--- BEGIN Dataset records ---

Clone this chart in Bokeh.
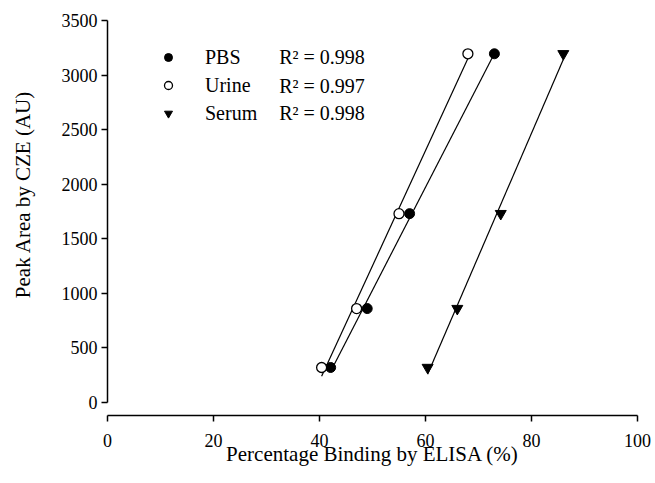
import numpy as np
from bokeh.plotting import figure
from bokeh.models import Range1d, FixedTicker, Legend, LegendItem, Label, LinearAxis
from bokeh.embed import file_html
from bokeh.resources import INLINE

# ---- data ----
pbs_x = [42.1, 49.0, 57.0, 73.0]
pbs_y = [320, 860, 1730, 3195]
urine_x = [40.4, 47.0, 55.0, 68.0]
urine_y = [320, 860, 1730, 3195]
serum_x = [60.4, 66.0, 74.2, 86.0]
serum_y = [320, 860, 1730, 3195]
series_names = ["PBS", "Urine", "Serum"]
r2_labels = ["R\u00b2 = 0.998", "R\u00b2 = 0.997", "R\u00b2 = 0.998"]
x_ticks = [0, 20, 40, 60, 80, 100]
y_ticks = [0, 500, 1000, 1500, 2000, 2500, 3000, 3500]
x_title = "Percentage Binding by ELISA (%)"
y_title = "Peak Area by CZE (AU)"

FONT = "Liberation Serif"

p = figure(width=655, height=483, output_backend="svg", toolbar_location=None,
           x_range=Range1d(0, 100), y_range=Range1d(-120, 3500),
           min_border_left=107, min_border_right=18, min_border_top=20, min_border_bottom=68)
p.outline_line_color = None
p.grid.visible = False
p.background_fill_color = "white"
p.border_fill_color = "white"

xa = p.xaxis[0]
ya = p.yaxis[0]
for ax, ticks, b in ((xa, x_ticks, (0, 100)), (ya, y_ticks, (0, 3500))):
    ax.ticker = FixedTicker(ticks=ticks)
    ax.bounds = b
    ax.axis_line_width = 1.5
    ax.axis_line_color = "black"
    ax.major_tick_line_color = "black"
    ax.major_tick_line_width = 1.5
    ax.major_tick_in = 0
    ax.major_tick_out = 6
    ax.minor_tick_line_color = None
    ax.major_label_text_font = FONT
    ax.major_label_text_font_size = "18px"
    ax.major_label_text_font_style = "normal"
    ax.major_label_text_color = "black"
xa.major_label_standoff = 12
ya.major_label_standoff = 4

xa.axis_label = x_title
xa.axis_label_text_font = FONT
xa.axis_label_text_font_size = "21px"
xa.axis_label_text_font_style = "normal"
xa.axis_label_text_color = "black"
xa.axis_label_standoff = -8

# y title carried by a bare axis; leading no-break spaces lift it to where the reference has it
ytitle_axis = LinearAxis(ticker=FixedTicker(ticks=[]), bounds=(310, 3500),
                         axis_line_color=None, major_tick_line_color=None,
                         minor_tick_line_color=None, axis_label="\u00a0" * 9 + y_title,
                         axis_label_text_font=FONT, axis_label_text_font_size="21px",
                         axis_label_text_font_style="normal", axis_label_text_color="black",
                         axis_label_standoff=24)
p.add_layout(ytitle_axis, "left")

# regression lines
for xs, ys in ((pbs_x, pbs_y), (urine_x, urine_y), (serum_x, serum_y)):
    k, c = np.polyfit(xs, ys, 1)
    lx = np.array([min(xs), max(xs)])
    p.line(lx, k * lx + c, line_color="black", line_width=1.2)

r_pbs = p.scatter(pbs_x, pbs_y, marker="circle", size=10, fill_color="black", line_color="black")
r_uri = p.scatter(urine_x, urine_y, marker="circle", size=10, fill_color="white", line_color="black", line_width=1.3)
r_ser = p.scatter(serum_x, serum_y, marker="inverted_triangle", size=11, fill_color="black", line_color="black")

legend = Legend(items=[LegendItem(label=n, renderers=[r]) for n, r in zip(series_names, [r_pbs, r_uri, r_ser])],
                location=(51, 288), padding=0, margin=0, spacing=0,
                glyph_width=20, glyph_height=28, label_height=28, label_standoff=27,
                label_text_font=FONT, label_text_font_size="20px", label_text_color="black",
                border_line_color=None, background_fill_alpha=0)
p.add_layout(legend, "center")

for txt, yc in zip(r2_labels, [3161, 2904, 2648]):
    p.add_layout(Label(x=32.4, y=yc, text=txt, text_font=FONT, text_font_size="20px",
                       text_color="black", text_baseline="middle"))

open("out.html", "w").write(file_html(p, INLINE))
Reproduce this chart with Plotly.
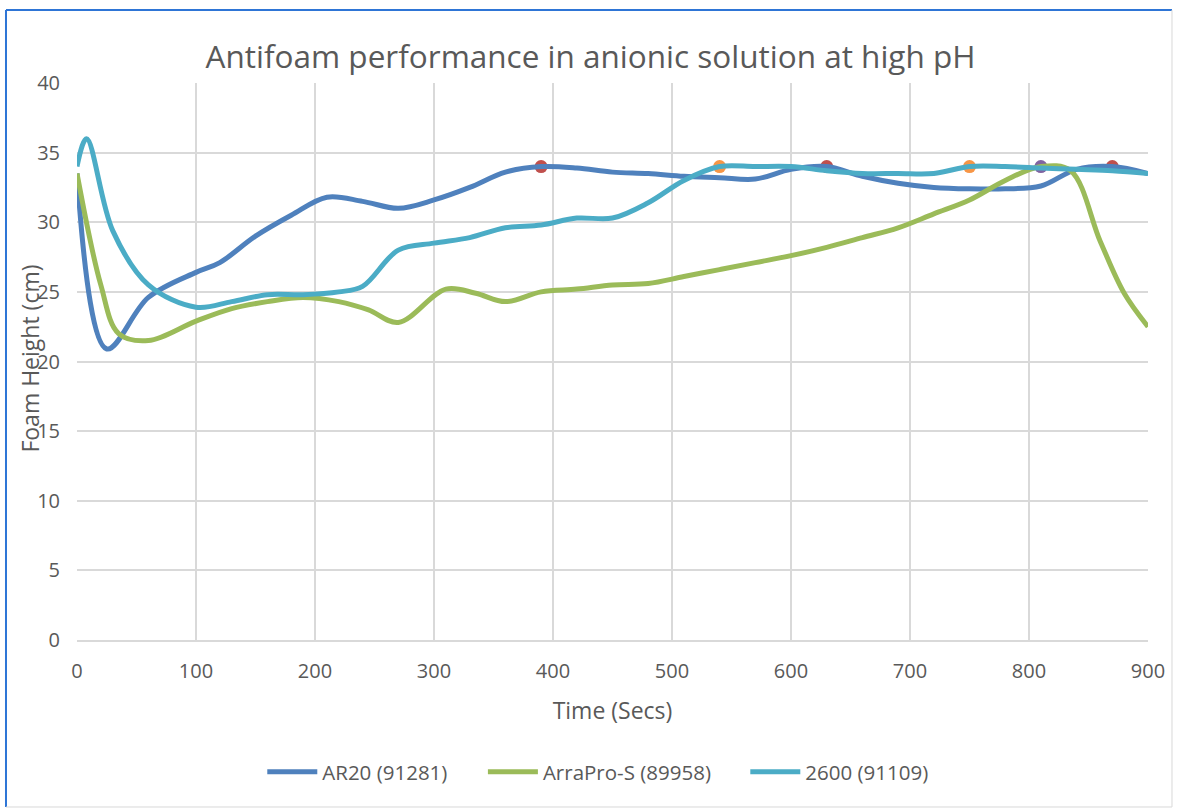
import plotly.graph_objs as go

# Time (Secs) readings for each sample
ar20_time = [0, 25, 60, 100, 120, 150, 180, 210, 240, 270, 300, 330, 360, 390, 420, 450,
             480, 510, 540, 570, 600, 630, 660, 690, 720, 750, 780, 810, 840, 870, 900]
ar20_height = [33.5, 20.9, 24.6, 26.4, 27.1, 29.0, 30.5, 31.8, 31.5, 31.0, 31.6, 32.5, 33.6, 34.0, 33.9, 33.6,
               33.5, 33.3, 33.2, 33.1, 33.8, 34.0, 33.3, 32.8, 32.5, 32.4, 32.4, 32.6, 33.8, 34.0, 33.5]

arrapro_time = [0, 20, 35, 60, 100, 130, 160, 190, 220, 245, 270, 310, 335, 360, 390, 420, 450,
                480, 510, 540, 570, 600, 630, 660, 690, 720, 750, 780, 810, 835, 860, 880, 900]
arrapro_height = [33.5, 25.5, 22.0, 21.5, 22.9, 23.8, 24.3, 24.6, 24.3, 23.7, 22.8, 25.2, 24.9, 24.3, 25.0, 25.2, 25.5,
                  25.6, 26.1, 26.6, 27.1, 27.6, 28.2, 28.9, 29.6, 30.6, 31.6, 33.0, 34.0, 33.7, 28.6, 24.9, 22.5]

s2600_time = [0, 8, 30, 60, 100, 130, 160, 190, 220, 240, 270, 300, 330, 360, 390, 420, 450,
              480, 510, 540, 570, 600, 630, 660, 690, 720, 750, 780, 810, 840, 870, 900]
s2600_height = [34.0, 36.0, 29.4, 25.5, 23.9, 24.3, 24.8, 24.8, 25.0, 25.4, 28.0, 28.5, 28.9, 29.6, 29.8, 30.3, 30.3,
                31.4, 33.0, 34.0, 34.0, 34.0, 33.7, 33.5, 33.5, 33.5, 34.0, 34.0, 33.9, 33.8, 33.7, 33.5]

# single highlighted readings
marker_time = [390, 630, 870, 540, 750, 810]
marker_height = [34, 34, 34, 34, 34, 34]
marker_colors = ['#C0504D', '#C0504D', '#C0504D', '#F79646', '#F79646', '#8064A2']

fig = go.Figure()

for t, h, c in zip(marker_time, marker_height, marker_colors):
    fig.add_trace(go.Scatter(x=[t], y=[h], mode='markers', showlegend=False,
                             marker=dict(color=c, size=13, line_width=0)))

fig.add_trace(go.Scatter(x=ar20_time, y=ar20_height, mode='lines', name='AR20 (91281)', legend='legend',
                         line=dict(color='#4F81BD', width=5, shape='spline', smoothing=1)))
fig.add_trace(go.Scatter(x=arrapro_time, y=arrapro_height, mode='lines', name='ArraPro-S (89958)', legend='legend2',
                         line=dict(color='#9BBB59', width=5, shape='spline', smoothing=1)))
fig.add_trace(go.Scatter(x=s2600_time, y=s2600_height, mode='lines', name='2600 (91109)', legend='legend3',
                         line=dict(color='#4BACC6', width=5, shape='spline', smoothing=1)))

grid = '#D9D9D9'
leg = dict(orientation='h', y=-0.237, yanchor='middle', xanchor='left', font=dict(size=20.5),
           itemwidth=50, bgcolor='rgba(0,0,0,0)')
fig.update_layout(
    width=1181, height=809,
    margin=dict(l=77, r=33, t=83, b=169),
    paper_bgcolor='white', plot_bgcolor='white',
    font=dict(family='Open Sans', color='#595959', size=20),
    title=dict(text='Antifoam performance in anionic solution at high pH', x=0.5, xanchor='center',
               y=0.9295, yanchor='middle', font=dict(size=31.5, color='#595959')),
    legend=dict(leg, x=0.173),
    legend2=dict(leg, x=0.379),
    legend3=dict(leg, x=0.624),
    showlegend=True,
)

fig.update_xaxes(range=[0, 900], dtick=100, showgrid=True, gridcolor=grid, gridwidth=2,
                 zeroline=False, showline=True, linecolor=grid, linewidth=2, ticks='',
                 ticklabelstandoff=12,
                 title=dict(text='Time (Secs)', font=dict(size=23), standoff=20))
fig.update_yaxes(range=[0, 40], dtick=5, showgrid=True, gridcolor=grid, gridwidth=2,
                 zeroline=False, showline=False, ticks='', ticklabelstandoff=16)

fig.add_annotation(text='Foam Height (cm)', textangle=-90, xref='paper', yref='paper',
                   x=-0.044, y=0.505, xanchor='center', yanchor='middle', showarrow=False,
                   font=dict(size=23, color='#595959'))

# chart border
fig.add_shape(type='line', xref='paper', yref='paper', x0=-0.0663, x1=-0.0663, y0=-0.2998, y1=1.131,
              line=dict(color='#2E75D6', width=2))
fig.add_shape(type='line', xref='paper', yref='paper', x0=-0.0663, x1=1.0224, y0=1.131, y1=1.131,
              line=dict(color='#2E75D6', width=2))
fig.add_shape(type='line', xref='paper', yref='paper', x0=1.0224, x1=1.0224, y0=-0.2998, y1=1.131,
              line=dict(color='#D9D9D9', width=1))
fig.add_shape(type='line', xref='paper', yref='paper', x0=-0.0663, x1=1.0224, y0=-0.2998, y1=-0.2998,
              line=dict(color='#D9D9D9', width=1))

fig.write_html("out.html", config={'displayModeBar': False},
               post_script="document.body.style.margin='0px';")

--- END Dataset records ---

Using the entries above, reproduce word for word only the lines from the one that contains "Reproduce this chart with Plotly." to the one that contains "33.8, 34.0, 33.5]", both ends included, and drop every picture.

(Response to this exercise):
Reproduce this chart with Plotly.
import plotly.graph_objs as go

# Time (Secs) readings for each sample
ar20_time = [0, 25, 60, 100, 120, 150, 180, 210, 240, 270, 300, 330, 360, 390, 420, 450,
             480, 510, 540, 570, 600, 630, 660, 690, 720, 750, 780, 810, 840, 870, 900]
ar20_height = [33.5, 20.9, 24.6, 26.4, 27.1, 29.0, 30.5, 31.8, 31.5, 31.0, 31.6, 32.5, 33.6, 34.0, 33.9, 33.6,
               33.5, 33.3, 33.2, 33.1, 33.8, 34.0, 33.3, 32.8, 32.5, 32.4, 32.4, 32.6, 33.8, 34.0, 33.5]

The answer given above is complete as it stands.